Mary peeked out between her fingers and said, “Okay?” “God says he’s sending your people a Messiah and you’re going to be the Messiah’s mother.”
“You mean I’m going to have a baby?” Mary looked even more frightened now and asked how, since she wasn’t married yet. So Gabriel explained that nothing’s impossible for God. Then Mary asked, “Why me?” since she didn’t think she was important enough to be the Messiah’s mother. And Gabriel explained that God had called her blessed. “Okay,” said Mary, standing up straight and tall, though she was really rather small. “If that’s what God wants, then that’s what will happen, and I’ll do just what God tells me.” 
Gabriel smiled at her. This visit had gone really well after all.

When Baby Jesus was born in a manger, his mother and father had nowhere to stay so they lived in a stable with him. Joseph made a door across the entrance to keep out the wind, but the cave was still cold. Joseph’s family gave Mary and her baby woolen shawls to wrap themselves in. And Mary cuddled her child, peeking under the covers where she sniffed his newborn smell of warm milk and honey. 
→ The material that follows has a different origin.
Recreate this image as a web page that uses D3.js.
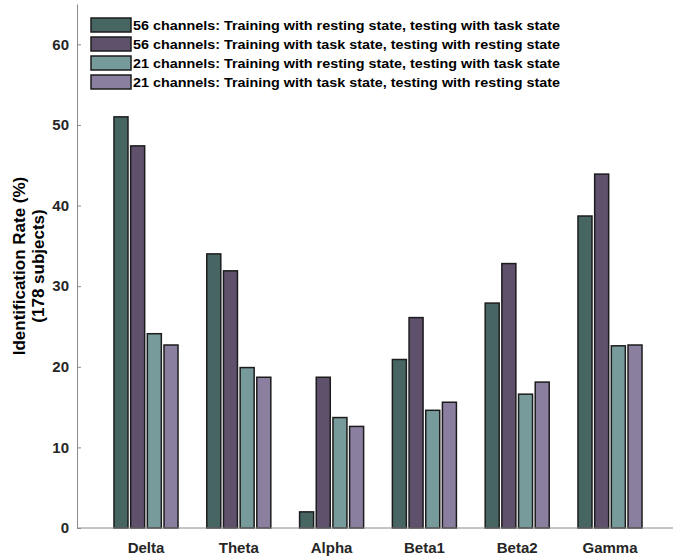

Jesus’ tiny fist was bunched just beneath his chin, his thumb still damp and his lips still puckered into a tiny oh as he blew milky bubbles. Mary smiled, feeling warm all over with love for her child. 
Upstairs, in the house above the stable, footsteps stirred. Voices murmured. Someone called out, “Good night and be blessed,” while someone else said, “Shush. We’re sleeping.” Mary felt very blessed indeed as she fell asleep as well. 
Then something startled her awake. Ragged voices whispered outside the stable door. Heavy feet scraped and scratched in the sandy soil. And a sheep began to bleat. But sheep should really be up on the hills with the shepherds, not trying to get back into the stable. Mary poked her face out from the blankets and wondered if she was dreaming. 
Next to her, Joseph crawled over a pile of hay, muttering, “Who’s there?” Knuckles rapped against the wooden door—rat-tat-tat—and Joseph struggled to his feet. He stumbled through the dark toward where the door should be and groaned loudly when he stubbed his toe on the big stone manger. “Just a minute. Just a minute,” he called. 
Then white light flooded into the room as Joseph pulled open the door. Was it morning already? Mary stared at shapes of people and buildings brightly outlined in the street. It was neither moonlight nor sunshine that she could see. Instead the light seemed to flow from a single bright star overhead. She wondered what it meant. Then strange men crowded into the room. “We’ve come to see the baby,” said an excited little boy. “Angels came and told us. Up on the hill.” The child jumped up and down as he spoke, making Mary feel quite ill. “Please. Please. Where’s the baby?”

God Bless Us One and All... Merry Christmas!